Introduction: Vascular prosthesis infection (VPI) is a life-threatening complication that occurs in 0.5-5% of prostheses. Low-grade infections in non-acute patients are a diagnostic challenge requiring a new method with good diagnostic accuracy. The aim of this work was to define the accuracy of (18)F-FDG PET/CT in these settings and to identify essential parameters of the evaluation.
Material and methods: PET/CT was performed prospectively in 76 consecutive patients with a total of 96 vascular prosthetic grafts in which infection was suspected. PET/CT scans were analysed in terms of the presence and intensity of focal and diffuse FDG uptake, the presence of an anastomotic pseudoaneurysm, the presence of an irregular boundary of infiltration, a combination of these, and the uptake ratio between the graft and blood background. The gold standard was based on operative/histopathological finding or a clinical follow up of >6 months.

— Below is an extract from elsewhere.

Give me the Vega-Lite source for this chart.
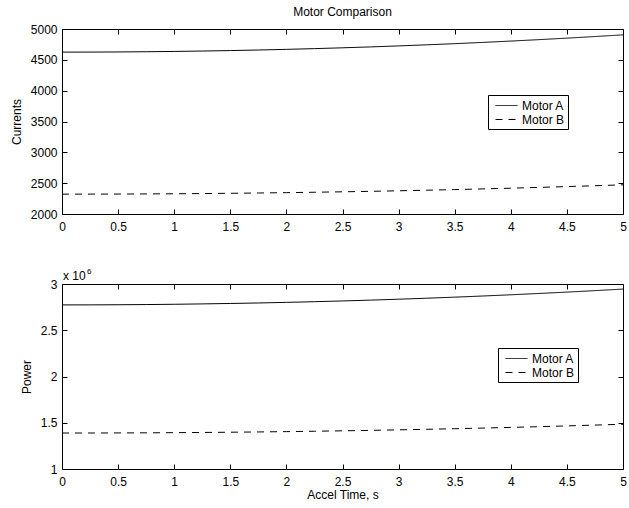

Results: Among the various assessed parameters only focal FDG uptake and an irregular graft boundary were significant predictors of VPI. Focal intense FDG uptake together with an irregular boundary of the lesion on CT scan predicted VPI with 97% probability, while smooth lesion boundaries and no focal FDG uptake predicted a probability of VPI of less than 5%. Even in lesions with nondiagnostic inhomogeneous focal FDG uptake (18/96) an irregular boundary effectively helped in decision-making with a probability of 28% (smooth) or 77% (irregular) for VPI.
Conclusion: PET/CT gave reliable results with an accuracy >95% in 75% of prostheses. PET/CT can identify those prostheses (25% of prosthesis) for which its diagnostic accuracy is diminished to 70-75%. In our series PET/CT was an excellent diagnostic modality for suspected VPI.